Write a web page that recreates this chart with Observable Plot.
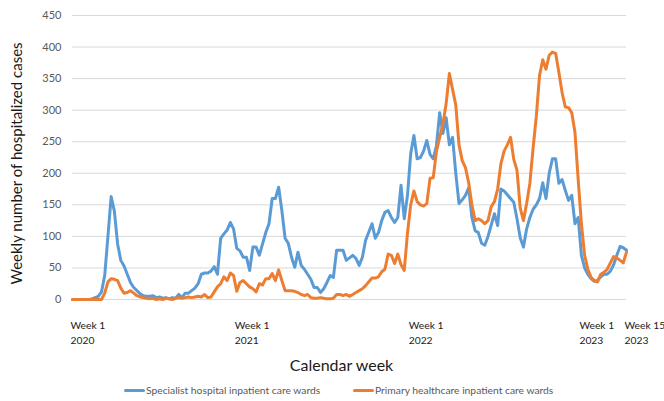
<!DOCTYPE html>
<html><head><meta charset="utf-8">
<script src="https://cdn.jsdelivr.net/npm/d3@7"></script>
<script src="https://cdn.jsdelivr.net/npm/@observablehq/plot@0.6"></script>
<style>
body{margin:0;background:#fff;font-family:Lato,"Open Sans",sans-serif;}
#wrap{position:relative;width:664px;height:401px;overflow:hidden;}
#legend{position:absolute;top:380px;left:0;width:664px;height:21px;font-size:10.3px;color:#595959;}
.item{position:absolute;top:4px;display:flex;align-items:center;white-space:nowrap;}
.sw{display:inline-block;width:21px;height:3px;border-radius:2px;margin-right:1px;}
</style></head><body>
<div id="wrap"><div id="chart"></div><div id="legend"></div></div>
<script>
// Weekly index from week 1 2020 (0) to week 15 2023 (172)
const weekIndex = d3.range(173);
const specialist = [
 0,0,0,0,0,0,1,3,5,12,
 38,100,163,140,88,62,53,40,27,19,
 14,9,6,5,5,6,3,4,2,3,
 1,3,2,8,3,10,10,14,18,25,
 40,42,42,45,52,40,97,104,110,122,
 112,81,77,67,67,46,83,83,70,88,
 106,120,160,160,178,141,97,89,67,51,
 75,54,48,40,32,19,19,11,17,27,
 38,35,78,78,78,62,66,70,65,54,
 67,94,107,120,97,106,125,138,141,130,
 122,130,181,128,165,231,260,223,225,235,
 252,230,223,244,296,263,288,245,257,200,
 152,158,165,177,130,109,106,89,86,100,
 118,136,117,175,172,166,160,154,128,98,
 83,112,130,143,150,160,185,160,200,223,
 223,184,190,173,157,165,120,130,70,50,
 40,33,29,30,36,40,40,45,55,70,
 84,82,78
];
const primary = [
 0,0,0,0,0,0,0,0,0,0,
 10,28,33,32,30,18,10,11,14,10,
 6,4,3,2,1,2,0,1,0,2,
 1,0,2,3,2,3,4,3,4,5,
 4,8,3,4,12,20,25,36,30,42,
 38,13,27,30,25,20,17,12,25,23,
 33,33,41,30,47,30,14,14,14,13,
 11,8,6,8,3,2,2,3,2,1,
 1,2,8,8,6,8,5,8,11,14,
 17,22,28,34,34,36,44,48,72,70,
 57,72,55,46,105,150,172,155,150,148,
 152,192,193,235,257,278,310,358,333,308,
 245,220,209,185,150,125,128,125,120,125,
 147,155,175,215,235,245,257,222,205,145,
 125,152,184,240,290,355,380,365,387,392,
 390,360,328,305,304,296,265,190,120,70,
 48,35,30,28,40,43,48,58,68,66,
 62,58,75
];
const tickIdx = [0, 51, 105, 158, 172];
const tickLabels = ["Week 1\n2020", "Week 1\n2021", "Week 1\n2022", "Week 1\n2023", "Week 15\n2023"];
const yTicks = [0, 50, 100, 150, 200, 250, 300, 350, 400, 450];
const seriesNames = ["Specialist hospital inpatient care wards", "Primary healthcare inpatient care wards"];
const seriesColors = ["#5B9BD5", "#ED7D31"];
const xTitle = "Calendar week";
const yTitle = "Weekly number of hospitalized cases";

const rows = (vals, name) => weekIndex.map(i => ({week: i, value: vals[i], series: name}));

const chart = Plot.plot({
  width: 664, height: 380,
  marginLeft: 72, marginRight: 38, marginTop: 15, marginBottom: 81,
  style: {fontFamily: "Lato, 'Open Sans', sans-serif", background: "#fff", overflow: "visible"},
  x: {domain: [0, 172]},
  y: {domain: [0, 450]},
  marks: [
    Plot.gridY(yTicks, {stroke: "#d9d9d9", strokeOpacity: 1, strokeWidth: 1}),
    Plot.axisY(yTicks, {tickSize: 0, tickPadding: 11, fontSize: 11, fill: "#595959", label: null}),
    Plot.axisX(tickIdx, {tickSize: 0, tickPadding: 19, fontSize: 10.3, fill: "#1a1a1a", textAnchor: "start", lineHeight: 1.45, dx: -2,
      tickFormat: d => tickLabels[tickIdx.indexOf(d)], label: null}),
    Plot.line(rows(specialist, seriesNames[0]), {x: "week", y: "value", stroke: seriesColors[0], strokeWidth: 3, strokeLinejoin: "round"}),
    Plot.line(rows(primary, seriesNames[1]), {x: "week", y: "value", stroke: seriesColors[1], strokeWidth: 3, strokeLinejoin: "round"}),
    Plot.text([xTitle], {frameAnchor: "bottom", dx: -8, dy: 71, fontSize: 16, fill: "#1a1a1a"}),
    Plot.text([yTitle], {frameAnchor: "left", textAnchor: "middle", dx: -55, dy: 6, rotate: -90, fontSize: 15, fill: "#1a1a1a"})
  ]
});
document.getElementById("chart").appendChild(chart);

const legend = document.getElementById("legend");
const lefts = [124, 353];
seriesNames.forEach((n, i) => {
  const it = document.createElement("div");
  it.className = "item";
  it.style.left = lefts[i] + "px";
  it.innerHTML = `<span class="sw" style="background:${seriesColors[i]}"></span><span>${n}</span>`;
  legend.appendChild(it);
});
</script>
</body></html>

☆ ☆ ☆ ☆ ☆ ☆ ☆

Return each line with "chart".

● Written response
Write a web page that recreates this chart with Observable Plot.
<div id="wrap"><div id="chart"></div><div id="legend"></div></div>
const chart = Plot.plot({
document.getElementById("chart").appendChild(chart);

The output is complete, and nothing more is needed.